* EXERCISE *
Scan the records and identify every line in which the string "with" occurs, then return those lines.

-------

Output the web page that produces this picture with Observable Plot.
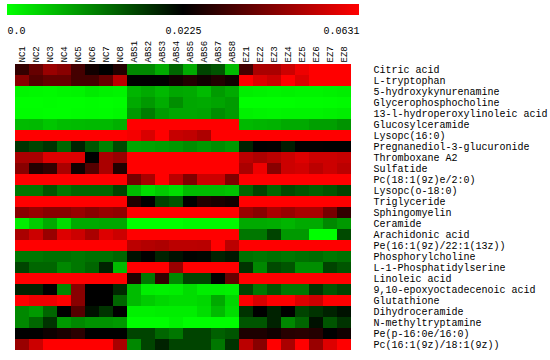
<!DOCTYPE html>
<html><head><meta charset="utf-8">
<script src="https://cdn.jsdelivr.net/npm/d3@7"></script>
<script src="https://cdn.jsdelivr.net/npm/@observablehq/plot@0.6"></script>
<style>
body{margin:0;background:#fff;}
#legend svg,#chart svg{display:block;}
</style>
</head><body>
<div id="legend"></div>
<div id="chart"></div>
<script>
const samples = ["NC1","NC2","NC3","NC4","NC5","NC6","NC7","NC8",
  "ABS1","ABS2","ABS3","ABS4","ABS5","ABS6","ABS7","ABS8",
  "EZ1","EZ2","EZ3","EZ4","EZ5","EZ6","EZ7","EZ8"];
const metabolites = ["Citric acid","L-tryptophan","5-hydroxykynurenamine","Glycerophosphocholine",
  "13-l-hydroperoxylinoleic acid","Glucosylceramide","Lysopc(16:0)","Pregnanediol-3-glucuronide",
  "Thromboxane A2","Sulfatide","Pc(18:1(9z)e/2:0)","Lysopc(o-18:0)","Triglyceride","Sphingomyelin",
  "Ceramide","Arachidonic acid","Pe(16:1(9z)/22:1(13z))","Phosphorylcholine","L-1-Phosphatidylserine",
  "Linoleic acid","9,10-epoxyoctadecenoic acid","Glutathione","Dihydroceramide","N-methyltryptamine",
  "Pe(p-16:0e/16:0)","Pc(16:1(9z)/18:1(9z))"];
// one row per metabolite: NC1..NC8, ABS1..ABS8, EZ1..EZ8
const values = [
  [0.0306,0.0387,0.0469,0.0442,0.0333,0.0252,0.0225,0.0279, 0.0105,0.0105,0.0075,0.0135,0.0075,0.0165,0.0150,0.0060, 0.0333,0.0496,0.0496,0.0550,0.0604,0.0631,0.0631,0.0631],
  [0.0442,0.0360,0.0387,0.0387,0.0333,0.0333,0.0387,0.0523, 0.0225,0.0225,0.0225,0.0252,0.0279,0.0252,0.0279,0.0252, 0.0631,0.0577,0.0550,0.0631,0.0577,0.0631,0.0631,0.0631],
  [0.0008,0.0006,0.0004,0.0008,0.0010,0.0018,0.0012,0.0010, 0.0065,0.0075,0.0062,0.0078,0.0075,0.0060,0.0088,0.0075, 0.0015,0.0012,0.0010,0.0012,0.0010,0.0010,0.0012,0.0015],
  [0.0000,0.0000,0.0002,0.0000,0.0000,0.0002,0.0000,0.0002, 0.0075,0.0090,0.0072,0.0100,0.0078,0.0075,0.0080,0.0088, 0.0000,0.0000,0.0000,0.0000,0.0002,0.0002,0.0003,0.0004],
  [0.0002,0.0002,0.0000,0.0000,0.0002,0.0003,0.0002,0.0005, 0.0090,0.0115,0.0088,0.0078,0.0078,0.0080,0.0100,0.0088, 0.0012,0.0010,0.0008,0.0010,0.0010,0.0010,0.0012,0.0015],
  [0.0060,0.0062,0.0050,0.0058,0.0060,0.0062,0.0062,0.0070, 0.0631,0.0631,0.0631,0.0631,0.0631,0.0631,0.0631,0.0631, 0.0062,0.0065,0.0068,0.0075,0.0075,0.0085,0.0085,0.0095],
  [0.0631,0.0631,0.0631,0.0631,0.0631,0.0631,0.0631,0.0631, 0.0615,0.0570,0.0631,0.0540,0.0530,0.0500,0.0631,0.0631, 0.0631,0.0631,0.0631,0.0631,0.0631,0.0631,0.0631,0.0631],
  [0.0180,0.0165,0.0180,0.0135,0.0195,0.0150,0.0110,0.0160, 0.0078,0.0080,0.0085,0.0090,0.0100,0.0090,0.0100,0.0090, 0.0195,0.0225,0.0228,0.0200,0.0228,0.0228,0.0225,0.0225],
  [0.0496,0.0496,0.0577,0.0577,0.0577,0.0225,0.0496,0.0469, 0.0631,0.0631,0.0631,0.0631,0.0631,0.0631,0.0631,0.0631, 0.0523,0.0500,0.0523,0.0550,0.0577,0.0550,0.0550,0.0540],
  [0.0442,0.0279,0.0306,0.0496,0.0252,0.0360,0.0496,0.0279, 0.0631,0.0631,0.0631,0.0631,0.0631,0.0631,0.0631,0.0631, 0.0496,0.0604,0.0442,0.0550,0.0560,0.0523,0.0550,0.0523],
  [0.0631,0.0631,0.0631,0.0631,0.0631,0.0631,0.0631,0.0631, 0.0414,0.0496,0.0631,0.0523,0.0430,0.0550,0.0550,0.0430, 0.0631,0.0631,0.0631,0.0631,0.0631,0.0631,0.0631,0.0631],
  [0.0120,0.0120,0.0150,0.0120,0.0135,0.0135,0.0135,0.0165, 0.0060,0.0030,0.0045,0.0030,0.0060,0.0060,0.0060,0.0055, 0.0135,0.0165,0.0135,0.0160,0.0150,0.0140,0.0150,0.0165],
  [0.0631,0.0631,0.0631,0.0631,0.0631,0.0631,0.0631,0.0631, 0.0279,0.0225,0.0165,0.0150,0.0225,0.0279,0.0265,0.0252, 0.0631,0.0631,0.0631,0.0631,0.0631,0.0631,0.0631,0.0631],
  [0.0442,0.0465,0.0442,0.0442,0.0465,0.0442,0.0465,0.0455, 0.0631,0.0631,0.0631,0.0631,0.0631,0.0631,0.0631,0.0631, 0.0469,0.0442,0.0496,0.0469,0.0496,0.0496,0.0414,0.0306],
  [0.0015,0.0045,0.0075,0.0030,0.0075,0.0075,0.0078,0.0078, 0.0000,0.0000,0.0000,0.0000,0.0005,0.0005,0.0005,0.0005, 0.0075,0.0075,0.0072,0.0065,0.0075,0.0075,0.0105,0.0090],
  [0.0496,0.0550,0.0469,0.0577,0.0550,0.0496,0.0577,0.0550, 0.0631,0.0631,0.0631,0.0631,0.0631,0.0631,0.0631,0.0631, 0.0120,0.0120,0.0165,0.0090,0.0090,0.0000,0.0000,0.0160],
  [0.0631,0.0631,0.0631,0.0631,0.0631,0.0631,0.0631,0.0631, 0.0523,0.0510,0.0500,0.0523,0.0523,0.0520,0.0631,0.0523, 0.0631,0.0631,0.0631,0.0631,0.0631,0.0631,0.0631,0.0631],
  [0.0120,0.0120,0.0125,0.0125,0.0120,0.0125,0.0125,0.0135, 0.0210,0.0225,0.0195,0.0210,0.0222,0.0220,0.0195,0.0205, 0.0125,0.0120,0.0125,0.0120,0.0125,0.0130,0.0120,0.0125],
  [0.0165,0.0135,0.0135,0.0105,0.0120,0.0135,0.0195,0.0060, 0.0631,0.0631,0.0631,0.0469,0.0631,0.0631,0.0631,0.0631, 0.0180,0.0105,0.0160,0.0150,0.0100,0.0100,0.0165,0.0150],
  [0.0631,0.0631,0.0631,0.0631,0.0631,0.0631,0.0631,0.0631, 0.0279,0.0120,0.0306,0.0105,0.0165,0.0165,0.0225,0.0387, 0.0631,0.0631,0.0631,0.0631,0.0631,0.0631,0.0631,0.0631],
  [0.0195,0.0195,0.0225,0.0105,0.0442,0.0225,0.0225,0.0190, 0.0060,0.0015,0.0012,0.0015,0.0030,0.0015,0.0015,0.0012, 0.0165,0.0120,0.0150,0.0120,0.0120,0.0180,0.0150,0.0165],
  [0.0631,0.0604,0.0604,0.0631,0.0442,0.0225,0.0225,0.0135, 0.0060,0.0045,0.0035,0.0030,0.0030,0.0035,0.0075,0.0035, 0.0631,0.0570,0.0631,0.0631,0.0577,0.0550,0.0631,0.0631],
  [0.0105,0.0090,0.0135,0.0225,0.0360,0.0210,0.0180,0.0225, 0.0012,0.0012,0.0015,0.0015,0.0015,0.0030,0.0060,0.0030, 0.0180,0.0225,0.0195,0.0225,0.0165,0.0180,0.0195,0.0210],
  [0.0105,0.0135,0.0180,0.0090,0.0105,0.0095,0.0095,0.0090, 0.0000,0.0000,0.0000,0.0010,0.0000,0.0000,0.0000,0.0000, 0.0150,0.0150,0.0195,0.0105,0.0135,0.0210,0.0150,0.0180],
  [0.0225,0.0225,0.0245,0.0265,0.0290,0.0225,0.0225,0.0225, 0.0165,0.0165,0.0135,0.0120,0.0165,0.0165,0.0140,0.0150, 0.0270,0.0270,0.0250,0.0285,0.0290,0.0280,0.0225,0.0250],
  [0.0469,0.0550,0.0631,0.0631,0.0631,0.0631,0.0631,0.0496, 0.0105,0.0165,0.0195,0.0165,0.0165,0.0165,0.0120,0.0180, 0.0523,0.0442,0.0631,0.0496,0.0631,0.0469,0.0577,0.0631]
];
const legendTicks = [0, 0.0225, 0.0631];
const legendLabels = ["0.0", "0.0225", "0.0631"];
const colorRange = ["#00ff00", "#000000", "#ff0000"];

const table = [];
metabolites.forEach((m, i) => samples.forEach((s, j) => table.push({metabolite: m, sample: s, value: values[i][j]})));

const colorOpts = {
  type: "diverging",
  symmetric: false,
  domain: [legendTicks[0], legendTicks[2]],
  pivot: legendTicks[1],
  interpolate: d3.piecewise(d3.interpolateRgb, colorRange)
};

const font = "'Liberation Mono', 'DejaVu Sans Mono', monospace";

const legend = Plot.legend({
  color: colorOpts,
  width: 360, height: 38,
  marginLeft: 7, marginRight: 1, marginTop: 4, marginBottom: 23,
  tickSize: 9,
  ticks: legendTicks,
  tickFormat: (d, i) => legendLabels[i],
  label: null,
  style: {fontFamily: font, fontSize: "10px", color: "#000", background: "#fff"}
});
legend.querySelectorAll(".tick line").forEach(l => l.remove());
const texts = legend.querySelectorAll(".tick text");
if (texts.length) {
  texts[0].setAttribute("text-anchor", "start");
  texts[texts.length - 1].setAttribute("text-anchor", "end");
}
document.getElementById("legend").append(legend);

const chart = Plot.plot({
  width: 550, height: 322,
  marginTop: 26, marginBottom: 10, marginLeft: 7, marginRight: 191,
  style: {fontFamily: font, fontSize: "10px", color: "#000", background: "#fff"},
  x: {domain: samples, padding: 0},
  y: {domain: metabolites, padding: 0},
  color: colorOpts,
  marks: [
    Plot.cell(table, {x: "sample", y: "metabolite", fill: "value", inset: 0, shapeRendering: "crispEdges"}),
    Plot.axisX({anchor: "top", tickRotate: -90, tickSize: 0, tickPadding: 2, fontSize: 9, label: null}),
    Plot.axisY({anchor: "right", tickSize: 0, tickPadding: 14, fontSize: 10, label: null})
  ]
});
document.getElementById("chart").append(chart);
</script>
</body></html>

-------

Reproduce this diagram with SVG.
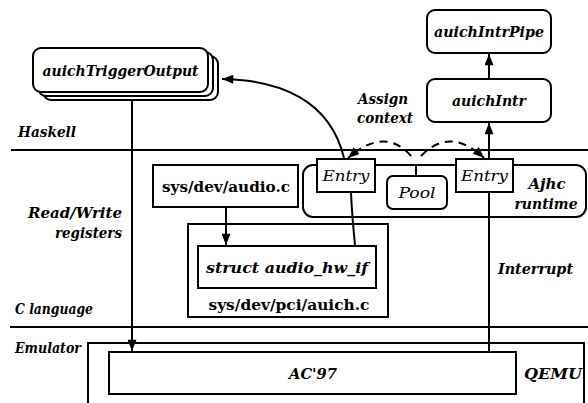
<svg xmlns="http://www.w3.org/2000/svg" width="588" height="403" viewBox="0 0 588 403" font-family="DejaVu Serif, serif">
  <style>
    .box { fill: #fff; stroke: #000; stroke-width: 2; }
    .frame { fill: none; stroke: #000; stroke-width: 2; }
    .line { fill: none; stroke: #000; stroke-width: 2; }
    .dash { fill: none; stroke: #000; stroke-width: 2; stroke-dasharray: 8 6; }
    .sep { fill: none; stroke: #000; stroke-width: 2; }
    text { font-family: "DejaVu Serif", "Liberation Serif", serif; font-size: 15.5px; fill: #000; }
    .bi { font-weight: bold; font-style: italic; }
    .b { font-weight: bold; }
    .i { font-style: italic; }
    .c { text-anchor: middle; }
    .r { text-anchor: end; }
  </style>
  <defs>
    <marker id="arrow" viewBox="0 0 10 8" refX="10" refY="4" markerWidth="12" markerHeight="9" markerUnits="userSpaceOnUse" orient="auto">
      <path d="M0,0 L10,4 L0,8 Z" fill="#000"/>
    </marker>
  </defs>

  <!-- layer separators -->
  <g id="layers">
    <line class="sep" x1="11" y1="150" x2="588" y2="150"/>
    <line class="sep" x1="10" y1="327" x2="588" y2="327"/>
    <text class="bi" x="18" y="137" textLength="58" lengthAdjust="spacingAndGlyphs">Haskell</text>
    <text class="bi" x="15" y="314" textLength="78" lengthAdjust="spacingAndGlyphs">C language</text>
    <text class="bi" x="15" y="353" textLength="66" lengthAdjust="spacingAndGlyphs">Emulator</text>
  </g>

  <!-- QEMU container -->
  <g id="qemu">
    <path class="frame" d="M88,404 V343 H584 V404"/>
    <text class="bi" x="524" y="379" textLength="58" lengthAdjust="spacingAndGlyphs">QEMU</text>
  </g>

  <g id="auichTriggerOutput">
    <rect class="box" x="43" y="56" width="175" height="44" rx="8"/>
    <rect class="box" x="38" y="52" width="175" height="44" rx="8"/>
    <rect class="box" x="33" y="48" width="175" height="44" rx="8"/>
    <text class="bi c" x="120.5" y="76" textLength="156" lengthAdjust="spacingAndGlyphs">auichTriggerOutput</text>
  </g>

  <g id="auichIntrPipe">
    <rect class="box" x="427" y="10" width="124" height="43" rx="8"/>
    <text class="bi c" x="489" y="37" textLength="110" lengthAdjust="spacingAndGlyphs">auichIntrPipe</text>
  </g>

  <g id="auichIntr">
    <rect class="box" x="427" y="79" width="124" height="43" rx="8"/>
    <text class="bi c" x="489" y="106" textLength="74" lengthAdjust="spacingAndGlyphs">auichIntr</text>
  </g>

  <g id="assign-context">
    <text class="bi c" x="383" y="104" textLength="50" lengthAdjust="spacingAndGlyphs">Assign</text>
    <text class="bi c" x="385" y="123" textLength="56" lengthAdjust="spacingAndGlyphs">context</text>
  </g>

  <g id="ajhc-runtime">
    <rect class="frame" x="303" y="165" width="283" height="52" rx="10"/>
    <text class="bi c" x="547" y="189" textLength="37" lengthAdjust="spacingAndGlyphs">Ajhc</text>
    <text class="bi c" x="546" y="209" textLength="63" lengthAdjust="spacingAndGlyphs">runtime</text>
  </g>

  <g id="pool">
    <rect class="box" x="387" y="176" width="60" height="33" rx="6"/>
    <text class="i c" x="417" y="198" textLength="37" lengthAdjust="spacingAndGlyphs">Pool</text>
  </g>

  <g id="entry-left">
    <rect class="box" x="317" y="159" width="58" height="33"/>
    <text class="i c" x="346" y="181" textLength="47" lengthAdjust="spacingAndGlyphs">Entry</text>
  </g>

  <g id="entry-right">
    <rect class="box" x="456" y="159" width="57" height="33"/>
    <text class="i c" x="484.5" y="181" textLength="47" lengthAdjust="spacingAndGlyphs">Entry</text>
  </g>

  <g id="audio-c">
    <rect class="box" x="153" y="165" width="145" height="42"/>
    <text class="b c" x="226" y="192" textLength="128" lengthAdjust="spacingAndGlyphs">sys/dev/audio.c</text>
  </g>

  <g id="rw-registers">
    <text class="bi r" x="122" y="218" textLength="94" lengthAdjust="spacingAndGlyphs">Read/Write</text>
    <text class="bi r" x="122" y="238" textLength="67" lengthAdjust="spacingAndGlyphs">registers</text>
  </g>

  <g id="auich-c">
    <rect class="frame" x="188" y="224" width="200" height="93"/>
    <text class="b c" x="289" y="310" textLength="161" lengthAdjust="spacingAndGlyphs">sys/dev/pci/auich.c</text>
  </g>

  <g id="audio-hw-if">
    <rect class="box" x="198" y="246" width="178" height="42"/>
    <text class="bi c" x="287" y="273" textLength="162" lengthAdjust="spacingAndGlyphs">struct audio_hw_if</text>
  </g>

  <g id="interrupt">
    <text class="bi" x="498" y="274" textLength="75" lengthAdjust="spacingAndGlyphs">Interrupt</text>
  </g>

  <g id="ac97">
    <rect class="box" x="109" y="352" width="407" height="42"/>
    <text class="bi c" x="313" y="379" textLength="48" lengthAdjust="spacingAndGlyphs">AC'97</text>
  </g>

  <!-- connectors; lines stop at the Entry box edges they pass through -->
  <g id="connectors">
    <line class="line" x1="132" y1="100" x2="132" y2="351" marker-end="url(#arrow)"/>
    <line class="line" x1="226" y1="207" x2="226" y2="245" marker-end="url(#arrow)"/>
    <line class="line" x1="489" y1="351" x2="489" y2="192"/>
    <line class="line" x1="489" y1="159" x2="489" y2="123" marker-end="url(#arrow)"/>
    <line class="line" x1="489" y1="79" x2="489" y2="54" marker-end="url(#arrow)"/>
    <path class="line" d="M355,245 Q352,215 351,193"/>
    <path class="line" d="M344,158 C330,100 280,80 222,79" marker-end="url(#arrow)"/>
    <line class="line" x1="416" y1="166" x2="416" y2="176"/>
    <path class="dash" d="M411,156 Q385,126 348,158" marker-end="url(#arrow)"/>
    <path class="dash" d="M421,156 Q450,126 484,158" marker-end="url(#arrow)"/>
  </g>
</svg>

-------

* WRITTEN RESPONSE *
Output the web page that produces this picture with Observable Plot.
Reproduce this diagram with SVG.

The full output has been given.